▶ [Stated problem]:
Take the lines from the beginning of the material through the line containing "Chart.register(...registerables);" and retype them exactly, leaving the pictures out.

********************

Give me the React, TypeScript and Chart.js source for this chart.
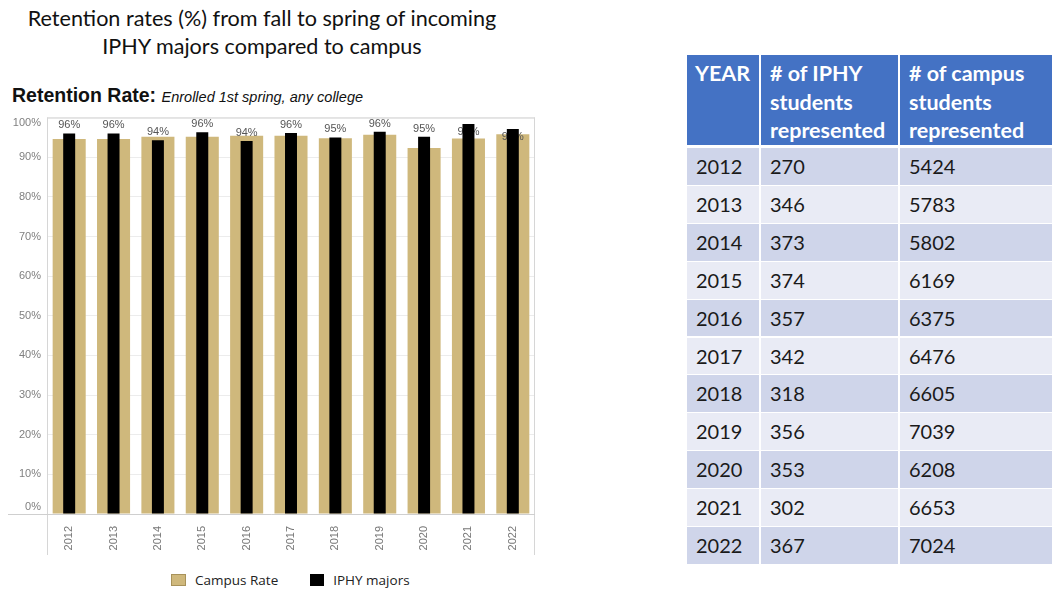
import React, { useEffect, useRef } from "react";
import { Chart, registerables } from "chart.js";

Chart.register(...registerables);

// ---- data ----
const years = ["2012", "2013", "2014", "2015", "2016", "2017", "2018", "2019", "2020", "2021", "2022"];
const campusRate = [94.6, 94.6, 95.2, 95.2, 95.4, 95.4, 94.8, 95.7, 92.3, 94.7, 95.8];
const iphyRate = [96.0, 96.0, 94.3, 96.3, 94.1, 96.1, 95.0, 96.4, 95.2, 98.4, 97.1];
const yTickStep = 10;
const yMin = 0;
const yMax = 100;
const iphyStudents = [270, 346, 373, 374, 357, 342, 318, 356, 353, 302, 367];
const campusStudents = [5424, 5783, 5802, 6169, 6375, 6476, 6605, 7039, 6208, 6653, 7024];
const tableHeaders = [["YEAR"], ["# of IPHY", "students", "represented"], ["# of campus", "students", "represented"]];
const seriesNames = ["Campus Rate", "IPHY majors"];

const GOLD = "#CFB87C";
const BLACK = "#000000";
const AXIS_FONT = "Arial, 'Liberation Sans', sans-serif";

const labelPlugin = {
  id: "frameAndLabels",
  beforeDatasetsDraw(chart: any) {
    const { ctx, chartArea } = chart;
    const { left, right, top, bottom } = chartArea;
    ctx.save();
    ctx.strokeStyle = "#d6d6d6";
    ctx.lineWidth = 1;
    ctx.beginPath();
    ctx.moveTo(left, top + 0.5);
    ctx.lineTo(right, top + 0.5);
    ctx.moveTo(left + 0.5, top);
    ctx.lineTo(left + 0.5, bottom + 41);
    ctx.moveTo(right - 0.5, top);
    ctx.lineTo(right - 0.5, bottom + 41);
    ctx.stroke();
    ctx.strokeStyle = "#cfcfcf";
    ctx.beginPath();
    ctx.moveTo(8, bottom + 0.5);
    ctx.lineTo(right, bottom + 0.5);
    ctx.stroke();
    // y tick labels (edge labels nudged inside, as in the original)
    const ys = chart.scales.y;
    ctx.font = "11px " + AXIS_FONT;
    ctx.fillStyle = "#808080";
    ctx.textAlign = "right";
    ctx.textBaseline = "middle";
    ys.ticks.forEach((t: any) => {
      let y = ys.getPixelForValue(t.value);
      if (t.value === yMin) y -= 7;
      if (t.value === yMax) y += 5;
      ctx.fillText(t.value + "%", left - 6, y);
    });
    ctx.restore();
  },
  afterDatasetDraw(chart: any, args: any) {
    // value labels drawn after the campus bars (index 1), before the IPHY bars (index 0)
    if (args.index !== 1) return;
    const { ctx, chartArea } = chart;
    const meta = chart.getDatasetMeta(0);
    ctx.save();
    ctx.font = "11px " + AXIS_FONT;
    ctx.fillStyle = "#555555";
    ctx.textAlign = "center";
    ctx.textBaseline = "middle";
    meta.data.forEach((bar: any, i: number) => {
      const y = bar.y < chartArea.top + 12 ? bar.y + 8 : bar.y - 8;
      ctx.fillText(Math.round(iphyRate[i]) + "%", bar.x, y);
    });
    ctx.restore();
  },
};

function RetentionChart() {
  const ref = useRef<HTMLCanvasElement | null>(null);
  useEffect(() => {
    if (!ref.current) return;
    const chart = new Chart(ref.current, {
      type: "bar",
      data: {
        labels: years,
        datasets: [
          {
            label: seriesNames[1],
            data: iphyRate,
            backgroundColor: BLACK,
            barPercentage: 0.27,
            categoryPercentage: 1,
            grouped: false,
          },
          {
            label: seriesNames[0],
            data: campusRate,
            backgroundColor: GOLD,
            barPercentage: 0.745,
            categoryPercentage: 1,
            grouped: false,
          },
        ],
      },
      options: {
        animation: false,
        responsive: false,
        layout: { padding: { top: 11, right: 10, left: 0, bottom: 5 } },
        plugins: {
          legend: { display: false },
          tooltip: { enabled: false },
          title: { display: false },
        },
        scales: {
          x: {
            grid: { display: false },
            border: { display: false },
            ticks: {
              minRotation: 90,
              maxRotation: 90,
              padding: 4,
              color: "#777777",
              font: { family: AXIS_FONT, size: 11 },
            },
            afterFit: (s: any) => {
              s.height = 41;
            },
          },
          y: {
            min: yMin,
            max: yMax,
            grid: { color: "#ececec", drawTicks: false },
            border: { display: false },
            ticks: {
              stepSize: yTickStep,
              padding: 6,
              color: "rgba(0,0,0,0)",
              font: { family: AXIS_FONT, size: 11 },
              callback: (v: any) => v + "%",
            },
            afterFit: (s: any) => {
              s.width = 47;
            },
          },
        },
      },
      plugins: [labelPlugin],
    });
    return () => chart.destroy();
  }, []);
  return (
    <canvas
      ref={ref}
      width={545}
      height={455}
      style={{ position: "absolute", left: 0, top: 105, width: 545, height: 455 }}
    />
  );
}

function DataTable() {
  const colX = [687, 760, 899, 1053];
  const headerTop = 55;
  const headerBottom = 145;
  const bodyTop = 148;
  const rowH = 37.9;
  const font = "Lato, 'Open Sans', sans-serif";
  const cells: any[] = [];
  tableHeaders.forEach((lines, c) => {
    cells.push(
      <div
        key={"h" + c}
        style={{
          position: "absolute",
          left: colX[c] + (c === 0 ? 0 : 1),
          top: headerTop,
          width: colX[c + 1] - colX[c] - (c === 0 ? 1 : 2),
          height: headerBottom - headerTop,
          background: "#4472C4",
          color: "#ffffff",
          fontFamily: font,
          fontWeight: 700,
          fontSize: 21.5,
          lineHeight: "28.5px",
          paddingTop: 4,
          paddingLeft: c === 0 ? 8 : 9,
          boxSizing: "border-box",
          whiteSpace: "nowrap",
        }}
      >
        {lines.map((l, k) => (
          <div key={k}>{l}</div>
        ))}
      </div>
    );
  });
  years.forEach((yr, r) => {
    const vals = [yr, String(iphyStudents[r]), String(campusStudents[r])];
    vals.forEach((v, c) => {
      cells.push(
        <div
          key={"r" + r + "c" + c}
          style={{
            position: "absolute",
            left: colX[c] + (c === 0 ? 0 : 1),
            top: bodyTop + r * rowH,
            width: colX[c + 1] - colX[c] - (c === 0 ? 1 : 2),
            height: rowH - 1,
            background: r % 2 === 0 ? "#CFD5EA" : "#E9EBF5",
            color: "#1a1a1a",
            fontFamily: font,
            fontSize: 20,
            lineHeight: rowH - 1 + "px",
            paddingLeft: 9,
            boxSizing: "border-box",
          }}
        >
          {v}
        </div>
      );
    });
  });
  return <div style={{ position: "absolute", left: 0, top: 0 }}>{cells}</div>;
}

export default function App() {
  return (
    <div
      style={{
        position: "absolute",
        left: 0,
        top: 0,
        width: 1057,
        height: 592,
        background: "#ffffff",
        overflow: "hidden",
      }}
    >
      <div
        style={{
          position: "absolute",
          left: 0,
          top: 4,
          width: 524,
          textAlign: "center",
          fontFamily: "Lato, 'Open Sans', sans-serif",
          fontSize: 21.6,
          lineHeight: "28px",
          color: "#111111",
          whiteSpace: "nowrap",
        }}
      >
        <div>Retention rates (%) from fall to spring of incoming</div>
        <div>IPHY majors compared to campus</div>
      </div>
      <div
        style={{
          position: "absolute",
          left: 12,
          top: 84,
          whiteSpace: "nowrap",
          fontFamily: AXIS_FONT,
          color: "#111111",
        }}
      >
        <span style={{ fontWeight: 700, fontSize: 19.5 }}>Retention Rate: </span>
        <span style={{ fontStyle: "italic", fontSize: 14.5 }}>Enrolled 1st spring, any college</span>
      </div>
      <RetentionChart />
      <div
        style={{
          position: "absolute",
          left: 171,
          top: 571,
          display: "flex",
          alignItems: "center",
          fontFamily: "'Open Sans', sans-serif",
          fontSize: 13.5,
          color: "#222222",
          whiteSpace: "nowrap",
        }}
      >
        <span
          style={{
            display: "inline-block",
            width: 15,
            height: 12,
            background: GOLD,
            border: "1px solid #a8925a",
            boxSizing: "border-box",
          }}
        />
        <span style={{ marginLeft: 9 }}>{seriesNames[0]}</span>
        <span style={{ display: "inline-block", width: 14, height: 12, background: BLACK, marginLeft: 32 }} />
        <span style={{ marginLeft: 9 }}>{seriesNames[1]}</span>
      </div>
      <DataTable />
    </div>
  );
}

********************

▶ [Result]:
Give me the React, TypeScript and Chart.js source for this chart.
import React, { useEffect, useRef } from "react";
import { Chart, registerables } from "chart.js";

Chart.register(...registerables);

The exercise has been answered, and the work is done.